Their ECM recordings, including Standards, Vol. 1 and Standards, Vol. 2, reveal DeJohnette at his most understated. His brushwork and cymbal textures created space and lift, complementing Jarrett’s lyrical piano playing and Peacock’s elegant bass lines.
While Jarrett’s Köln Concert is a solo recording, the trio’s live and studio output would go on to achieve its own iconic status, defining a chamber-jazz aesthetic that influenced countless piano trios.
Miles Davis Sessions
DeJohnette joined Miles Davis in 1968 as part of the so-called “Lost Quintet” alongside Wayne Shorter, Chick Corea and Dave Holland. Though the group was never officially recorded in the studio, it became legendary for its live performances and for establishing the rhythmic vocabulary that would drive Davis’s electric period.
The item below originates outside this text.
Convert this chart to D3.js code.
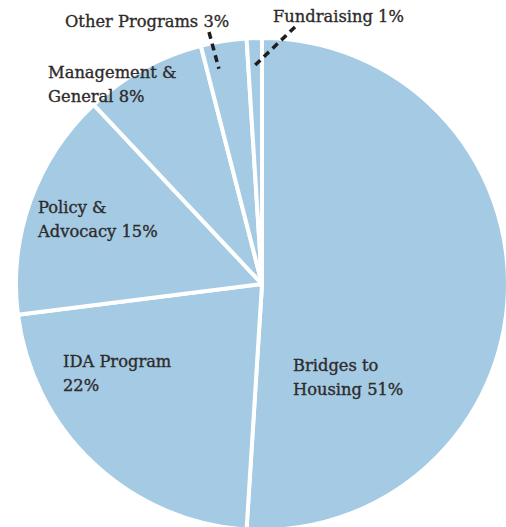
<!DOCTYPE html>
<html><head><meta charset="utf-8">
<script src="https://cdn.jsdelivr.net/npm/d3@7"></script>
<style>html,body{margin:0;padding:0;background:#fff;}svg{display:block;}</style>
</head><body>
<svg id="c" width="506" height="527"></svg>
<script>
const categories = ["Bridges to Housing", "IDA Program", "Policy & Advocacy", "Management & General", "Other Programs", "Fundraising"];
const values = [51, 22, 15, 8, 3, 1];
const labelLines = [
  ["Bridges to", "Housing 51%"],
  ["IDA Program", "22%"],
  ["Policy &", "Advocacy 15%"],
  ["Management &", "General 8%"],
  ["Other Programs 3%"],
  ["Fundraising 1%"]
];

const W = 506, H = 527;
const cx = 262, cy = 284, R = 246;
const svg = d3.select("#c");
const g = svg.append("g").attr("transform", `translate(${cx},${cy})`);

const pie = d3.pie().sort(null).value(d => d.v);
const data = categories.map((c, i) => ({c, v: values[i]}));
const arcs = pie(data);
const arc = d3.arc().innerRadius(0).outerRadius(R);

g.selectAll("path.slice").data(arcs).join("path")
  .attr("class", "slice")
  .attr("d", arc)
  .attr("fill", "#a4cae4")
  .attr("stroke", "#fff")
  .attr("stroke-width", 4)
  .attr("stroke-linejoin", "round");

// label layout (positions relative to page)
const labelPos = [
  {x: 293, y: 371},
  {x: 63, y: 367},
  {x: 38, y: 213},
  {x: 48, y: 78},
  {x: 65, y: 27},
  {x: 273, y: 22}
];
const lineGap = 24;
const font = "'DejaVu Serif', serif";
svg.selectAll("text.lbl").data(arcs).join("text")
  .attr("class", "lbl")
  .attr("x", (d, i) => labelPos[i].x)
  .attr("y", (d, i) => labelPos[i].y)
  .attr("font-family", font)
  .attr("font-size", 16.3)
  .attr("fill", "#2e2b2b")
  .attr("stroke", "#2e2b2b")
  .attr("stroke-width", 0.35)
  .each(function(d, i) {
    const t = d3.select(this);
    labelLines[i].forEach((ln, k) => {
      t.append("tspan").attr("x", labelPos[i].x).attr("y", labelPos[i].y + k * lineGap).text(ln);
    });
  });

// leader lines for small slices
const leaders = [
  {i: 4, inner: 218, outer: [209, 32]},
  {i: 5, inner: 219, outer: [295, 27]}
];
leaders.forEach(L => {
  const a = arcs[L.i];
  const mid = (a.startAngle + a.endAngle) / 2;
  let x1 = cx + L.inner * Math.sin(mid), y1 = cy - L.inner * Math.cos(mid);
  if (L.i === 4) { x1 = x1 - 9; }
  svg.append("line")
    .attr("x1", L.outer[0]).attr("y1", L.outer[1])
    .attr("x2", x1).attr("y2", y1)
    .attr("stroke", "#1e1e1e")
    .attr("stroke-width", 3.5)
    .attr("stroke-dasharray", "7,5");
});
</script>
</body></html>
His most significant contribution came on Bitches Brew (1970), one of the most famous jazz albums of all time. DeJohnette’s loose, polyrhythmic drumming helped shape the fusion sound of the era, bridging rock energy with open-form improvisation. His inventive approach remains a touchstone for modern drummers.
Herbie Hancock Projects
DeJohnette’s collaborations with Herbie Hancock span several decades and a wide stylistic range, from acoustic to electric. Their most high-profile partnership appears on Parallel Realities, where Hancock and Metheny join DeJohnette for a set of ambitious, genre-blurring compositions.
Their musical rapport — built over years of shared performances — highlights DeJohnette’s gift for matching harmonic sophistication with rhythmic fluidity. These recordings demonstrate how two master improvisers can stretch each other while maintaining clarity and form.
DeJohnette’s Legacy and Influence on Modern Jazz
Jack DeJohnette’s revolutionary approach to rhythm redefined what a jazz drummer could be.
Rather than simply keeping time, he pioneered a multidirectional concept of drumming — interacting melodically and dynamically with every element of the music.
His Impact on Jazz Drumming
DeJohnette fused rock and funk grooves with the sophistication of post-bop improvisation, creating a flexible and elastic rhythmic language. His work with Miles Davis in the late 1960s established a new model for interactive rhythm sections in jazz.
His innovations include:
- Pointillist cymbal textures that made rhythms shimmer and breathe
- Full-kit melodic phrasing that blurred the line between timekeeping and soloing
- Rhythmic permutations combining the elegance of Tony Williams with the fire of Elvin Jones
This fluidity became essential for modern jazz drummers working across multiple styles.
Mentorship and Collaborations
DeJohnette’s collaborative spirit also made him a mentor to younger generations.
Through the AACM, he helped foster experimental music in Chicago, and in later decades he worked with artists such as Ravi Coltrane, Matthew Garrison and Michael Brecker, offering real-world learning through performance and recording.
His decades with Keith Jarrett and Gary Peacock created a model of trio interplay that has influenced countless piano trios. Even into his later years, projects like Made in Chicago showed his unwavering commitment to creative music.
Remembering Jack DeJohnette
Jack DeJohnette’s discography reflects the history of modern jazz itself: rooted in tradition, alive to innovation, and constantly evolving.
From Special Edition and Bitches Brew to the Standards Trio and AACM reunions, his career traces the path of an artist who never stopped pushing musical boundaries.
His legacy isn’t just in the notes he played but in the way he reimagined the drummer’s role — as a full, equal voice in the musical conversation.